**Exercise task**: Pull every "chart" line out of the data below.

**Dataset extract**:
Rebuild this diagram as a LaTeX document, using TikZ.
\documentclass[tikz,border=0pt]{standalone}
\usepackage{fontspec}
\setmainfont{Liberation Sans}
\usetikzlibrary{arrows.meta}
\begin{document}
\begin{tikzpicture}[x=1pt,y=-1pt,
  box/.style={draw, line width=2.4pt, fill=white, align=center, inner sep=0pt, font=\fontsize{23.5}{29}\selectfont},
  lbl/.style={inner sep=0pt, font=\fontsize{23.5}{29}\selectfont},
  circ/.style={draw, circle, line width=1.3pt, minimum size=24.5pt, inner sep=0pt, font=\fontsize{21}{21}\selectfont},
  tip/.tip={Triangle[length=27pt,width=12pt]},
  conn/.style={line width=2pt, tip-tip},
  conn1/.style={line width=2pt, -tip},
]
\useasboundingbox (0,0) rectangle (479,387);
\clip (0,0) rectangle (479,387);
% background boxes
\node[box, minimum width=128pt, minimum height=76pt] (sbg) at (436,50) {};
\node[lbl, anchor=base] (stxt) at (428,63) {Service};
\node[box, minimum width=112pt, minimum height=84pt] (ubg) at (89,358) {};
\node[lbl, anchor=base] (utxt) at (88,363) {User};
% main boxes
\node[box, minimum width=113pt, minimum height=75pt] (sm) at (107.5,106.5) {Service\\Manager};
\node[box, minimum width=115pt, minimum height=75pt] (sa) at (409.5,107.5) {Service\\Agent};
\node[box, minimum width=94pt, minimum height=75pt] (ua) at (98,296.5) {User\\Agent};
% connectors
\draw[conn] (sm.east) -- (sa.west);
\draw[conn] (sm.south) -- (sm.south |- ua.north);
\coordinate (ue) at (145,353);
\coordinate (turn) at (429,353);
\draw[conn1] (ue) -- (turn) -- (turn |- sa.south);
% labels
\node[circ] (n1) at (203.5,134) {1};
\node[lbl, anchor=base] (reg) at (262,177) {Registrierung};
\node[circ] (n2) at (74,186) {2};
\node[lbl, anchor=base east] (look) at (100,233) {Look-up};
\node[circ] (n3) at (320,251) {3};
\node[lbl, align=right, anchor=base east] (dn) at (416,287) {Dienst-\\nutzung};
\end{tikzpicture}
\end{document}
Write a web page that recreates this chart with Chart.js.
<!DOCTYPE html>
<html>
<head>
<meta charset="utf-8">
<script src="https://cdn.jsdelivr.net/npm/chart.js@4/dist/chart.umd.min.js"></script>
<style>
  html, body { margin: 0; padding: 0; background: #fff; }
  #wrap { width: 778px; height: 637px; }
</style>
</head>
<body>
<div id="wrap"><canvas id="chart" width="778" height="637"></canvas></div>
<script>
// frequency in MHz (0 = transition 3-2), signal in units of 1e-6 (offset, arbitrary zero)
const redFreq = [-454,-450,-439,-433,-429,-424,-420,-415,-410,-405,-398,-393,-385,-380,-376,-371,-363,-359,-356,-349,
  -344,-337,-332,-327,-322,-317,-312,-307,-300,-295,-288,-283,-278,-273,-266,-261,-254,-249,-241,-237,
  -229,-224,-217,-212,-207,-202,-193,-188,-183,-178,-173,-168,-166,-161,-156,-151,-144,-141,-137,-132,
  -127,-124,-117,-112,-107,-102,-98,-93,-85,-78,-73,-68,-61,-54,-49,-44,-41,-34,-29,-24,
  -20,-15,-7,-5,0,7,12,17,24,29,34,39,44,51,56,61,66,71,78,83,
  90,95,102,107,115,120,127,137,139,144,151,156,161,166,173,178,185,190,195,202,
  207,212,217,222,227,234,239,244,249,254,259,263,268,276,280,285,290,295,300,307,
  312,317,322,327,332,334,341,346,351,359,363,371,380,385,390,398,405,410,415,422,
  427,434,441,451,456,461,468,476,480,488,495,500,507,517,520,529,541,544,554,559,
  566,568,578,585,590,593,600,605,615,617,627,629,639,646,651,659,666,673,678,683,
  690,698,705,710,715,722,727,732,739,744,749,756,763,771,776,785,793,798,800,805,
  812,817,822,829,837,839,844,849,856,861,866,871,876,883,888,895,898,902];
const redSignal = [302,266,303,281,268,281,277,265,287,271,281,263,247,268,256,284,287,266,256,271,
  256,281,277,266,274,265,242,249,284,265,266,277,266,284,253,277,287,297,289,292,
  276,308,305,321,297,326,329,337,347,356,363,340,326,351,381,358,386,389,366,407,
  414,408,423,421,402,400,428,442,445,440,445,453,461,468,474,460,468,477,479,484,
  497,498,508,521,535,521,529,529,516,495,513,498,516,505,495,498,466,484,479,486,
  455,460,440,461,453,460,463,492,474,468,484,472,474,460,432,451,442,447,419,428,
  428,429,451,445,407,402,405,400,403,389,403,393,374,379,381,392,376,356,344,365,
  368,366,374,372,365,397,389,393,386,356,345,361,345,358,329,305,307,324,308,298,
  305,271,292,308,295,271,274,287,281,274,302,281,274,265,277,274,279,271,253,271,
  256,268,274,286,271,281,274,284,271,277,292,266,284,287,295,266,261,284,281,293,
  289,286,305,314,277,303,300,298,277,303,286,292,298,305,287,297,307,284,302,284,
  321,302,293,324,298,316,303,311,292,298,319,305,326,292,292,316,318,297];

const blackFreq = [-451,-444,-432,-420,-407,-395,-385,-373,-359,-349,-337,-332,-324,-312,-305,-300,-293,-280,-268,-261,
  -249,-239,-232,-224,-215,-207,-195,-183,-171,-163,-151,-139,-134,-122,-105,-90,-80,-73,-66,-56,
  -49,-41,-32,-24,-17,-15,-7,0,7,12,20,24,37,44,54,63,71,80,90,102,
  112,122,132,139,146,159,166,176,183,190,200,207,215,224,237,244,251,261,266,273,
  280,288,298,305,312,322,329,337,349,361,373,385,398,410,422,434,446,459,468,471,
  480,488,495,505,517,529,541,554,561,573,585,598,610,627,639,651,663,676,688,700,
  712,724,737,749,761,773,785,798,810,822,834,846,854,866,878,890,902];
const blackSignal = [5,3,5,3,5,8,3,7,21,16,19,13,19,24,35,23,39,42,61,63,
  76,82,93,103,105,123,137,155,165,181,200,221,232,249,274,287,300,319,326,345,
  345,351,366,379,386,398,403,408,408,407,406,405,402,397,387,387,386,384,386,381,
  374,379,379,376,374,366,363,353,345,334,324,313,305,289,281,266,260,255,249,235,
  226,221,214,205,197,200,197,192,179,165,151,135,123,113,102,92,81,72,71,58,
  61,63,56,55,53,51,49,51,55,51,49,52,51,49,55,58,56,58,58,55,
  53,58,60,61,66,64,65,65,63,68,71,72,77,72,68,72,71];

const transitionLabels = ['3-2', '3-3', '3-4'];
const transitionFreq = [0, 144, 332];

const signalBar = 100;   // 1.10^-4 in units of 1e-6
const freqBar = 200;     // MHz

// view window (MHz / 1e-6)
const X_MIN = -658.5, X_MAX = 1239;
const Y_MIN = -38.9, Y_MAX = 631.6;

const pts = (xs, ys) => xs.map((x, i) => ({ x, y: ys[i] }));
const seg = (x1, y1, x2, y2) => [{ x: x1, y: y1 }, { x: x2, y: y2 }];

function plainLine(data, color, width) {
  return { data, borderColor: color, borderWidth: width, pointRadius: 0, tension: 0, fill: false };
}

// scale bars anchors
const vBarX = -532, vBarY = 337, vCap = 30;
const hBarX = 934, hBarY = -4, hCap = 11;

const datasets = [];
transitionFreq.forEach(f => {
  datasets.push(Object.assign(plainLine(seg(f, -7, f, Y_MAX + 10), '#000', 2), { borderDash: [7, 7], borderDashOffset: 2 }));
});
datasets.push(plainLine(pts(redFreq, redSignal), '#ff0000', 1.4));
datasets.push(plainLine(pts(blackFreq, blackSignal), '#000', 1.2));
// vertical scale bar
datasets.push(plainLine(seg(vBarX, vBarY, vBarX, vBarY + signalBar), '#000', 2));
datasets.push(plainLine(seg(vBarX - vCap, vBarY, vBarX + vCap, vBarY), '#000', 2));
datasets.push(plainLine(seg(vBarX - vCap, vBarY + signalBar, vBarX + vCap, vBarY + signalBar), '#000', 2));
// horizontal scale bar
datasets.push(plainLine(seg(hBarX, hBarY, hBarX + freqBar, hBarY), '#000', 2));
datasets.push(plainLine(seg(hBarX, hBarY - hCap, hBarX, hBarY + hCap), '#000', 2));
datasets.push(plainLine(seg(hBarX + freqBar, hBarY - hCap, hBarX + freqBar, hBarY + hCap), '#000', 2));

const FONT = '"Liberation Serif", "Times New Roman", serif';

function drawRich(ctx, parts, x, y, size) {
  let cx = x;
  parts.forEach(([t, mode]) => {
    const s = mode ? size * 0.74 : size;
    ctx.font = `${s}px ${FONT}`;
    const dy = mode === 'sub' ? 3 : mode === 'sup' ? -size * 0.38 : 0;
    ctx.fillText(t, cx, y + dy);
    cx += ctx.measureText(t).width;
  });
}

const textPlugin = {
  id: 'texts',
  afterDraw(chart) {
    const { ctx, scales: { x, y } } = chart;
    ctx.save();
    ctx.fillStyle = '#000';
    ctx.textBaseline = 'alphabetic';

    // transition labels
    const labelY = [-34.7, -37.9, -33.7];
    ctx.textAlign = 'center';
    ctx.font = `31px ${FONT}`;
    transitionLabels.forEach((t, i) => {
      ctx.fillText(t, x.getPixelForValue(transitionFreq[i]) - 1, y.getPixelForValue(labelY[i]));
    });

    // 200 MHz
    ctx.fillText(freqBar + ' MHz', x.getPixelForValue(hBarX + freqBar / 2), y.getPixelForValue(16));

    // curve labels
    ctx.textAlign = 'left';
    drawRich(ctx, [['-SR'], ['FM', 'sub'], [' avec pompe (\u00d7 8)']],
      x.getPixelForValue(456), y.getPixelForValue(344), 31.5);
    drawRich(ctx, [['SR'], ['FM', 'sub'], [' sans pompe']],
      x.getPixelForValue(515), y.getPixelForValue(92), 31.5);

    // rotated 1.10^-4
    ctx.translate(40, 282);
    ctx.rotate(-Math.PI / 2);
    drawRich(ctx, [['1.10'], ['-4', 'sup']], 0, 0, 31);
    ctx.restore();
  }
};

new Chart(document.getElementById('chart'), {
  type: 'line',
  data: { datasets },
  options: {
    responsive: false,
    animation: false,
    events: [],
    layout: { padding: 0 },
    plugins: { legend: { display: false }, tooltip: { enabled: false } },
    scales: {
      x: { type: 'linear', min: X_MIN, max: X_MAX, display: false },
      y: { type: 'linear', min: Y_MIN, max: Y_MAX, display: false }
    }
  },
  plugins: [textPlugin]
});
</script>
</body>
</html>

**Result of the exercise**:
Write a web page that recreates this chart with Chart.js.
<script src="https://cdn.jsdelivr.net/npm/chart.js@4/dist/chart.umd.min.js"></script>
<div id="wrap"><canvas id="chart" width="778" height="637"></canvas></div>
  afterDraw(chart) {
    const { ctx, scales: { x, y } } = chart;
new Chart(document.getElementById('chart'), {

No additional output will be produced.